Aujourd’hui, le nombre de projets ambitieux ayant recours à ces matières renouvelables va croissant. On pense à la tour Hypérion de Jean-Paul Viguier à Bordeaux, un immeuble de 16 étages et 55 mètres de haut construit en ossature bois livrée en 2021 – la plus haute construction en bois en France à ce jour, mais bientôt concurrencée par un autre immeuble de logements. «Plus de 10 000 bâtiments sont isolés en paille, dont beaucoup d’écoles, collèges, lycées, gymnases, etc. La France est pionnière dans le monde sur la construction en paille», rappelle à ce propos Dominique Gauzin-Müller. «On peut faire des choses élégantes et contemporaines avec les moyens du bord : ce n’est pas un appauvrissement de l’architecture, avance, lui, Christophe Aubertin, qui a signé en 2023 les nouvelles halles de Saint-Dizier (Haute-Marne), dont la pierre et le bois de sapin sont issus de filières courtes. Au contraire, en contrepartie on (re)découvre des matériaux et des écritures architecturales nouvelles se développent.» Dernière piste répondant aux impératifs d’économies de carbone et de réduction des déchets : le réemploi de matériaux, comme les portes, les tuiles ou les châssis de fenêtre. Ce à quoi s’emploient les architectes d’Architecturestudio dans la rénovation en cours de la cité administrative de Nancy.

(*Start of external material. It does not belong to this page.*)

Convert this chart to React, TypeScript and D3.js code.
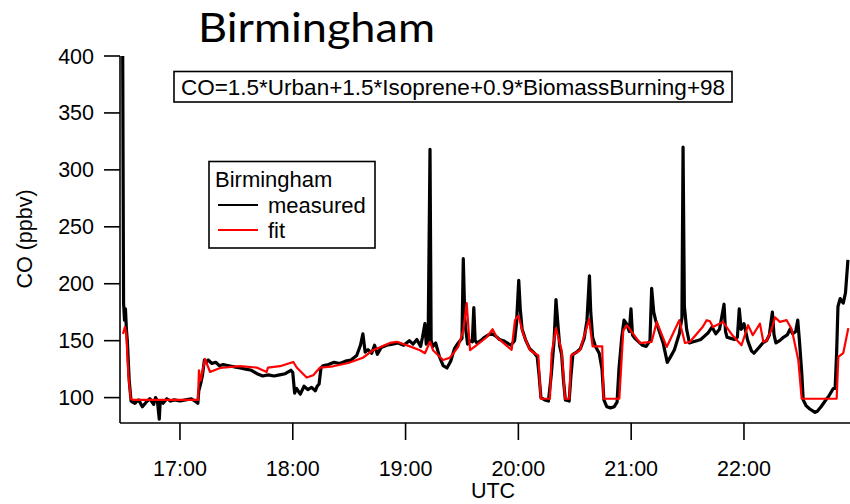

Redonner sa place au vivant

Remettre de la nature en ville, voilà une autre idée qui a fait son chemin pour rafraîchir les villes minérales à l’instar de Paris ou rendre les sols à nouveau perméables. Mais il ne s’agit pas seulement de planter des centaines d’arbres ou de végétaliser des murs. C’est par exemple débitumer des cours d’école pour ramener in fine de la biodiversité, planter les toits de potagers pour nourrir la ville, favoriser les fermes urbaines et les jardins partagés ou créer des corridors verts, etc. «On prône ce qui va être en pleine terre, pas que du hors-sol. Cela peut participer à la création d’îlots de fraîcheur : le moindre cm² où on peut remettre de la vie, tant mieux», observe l’architecte Benoît Rougelot, cogérant de l’agence Landfabrik, promoteur de la paille. A Montpellier, pour le projet Respire, 131 logements passifs dans le quartier République, l’architecte Marc Lehmann, l’un des concepteurs, a choisi de replacer le vivant au centre du parc d’immeubles un îlot de nature en pleine terre, agrémenté d’une forêt de grands arbres à palabre pour favoriser le sentiment de communauté. Une façon de redonner sa place à la faune et la flore en ville tout en offrant de l’ombre et de la fraîcheur. «On parle de renaturation plutôt que de végétalisation», précise l’associé d’Architecturestudio. Encore faut-il que cela ne soit pas un geste purement cosmétique ou esthétique.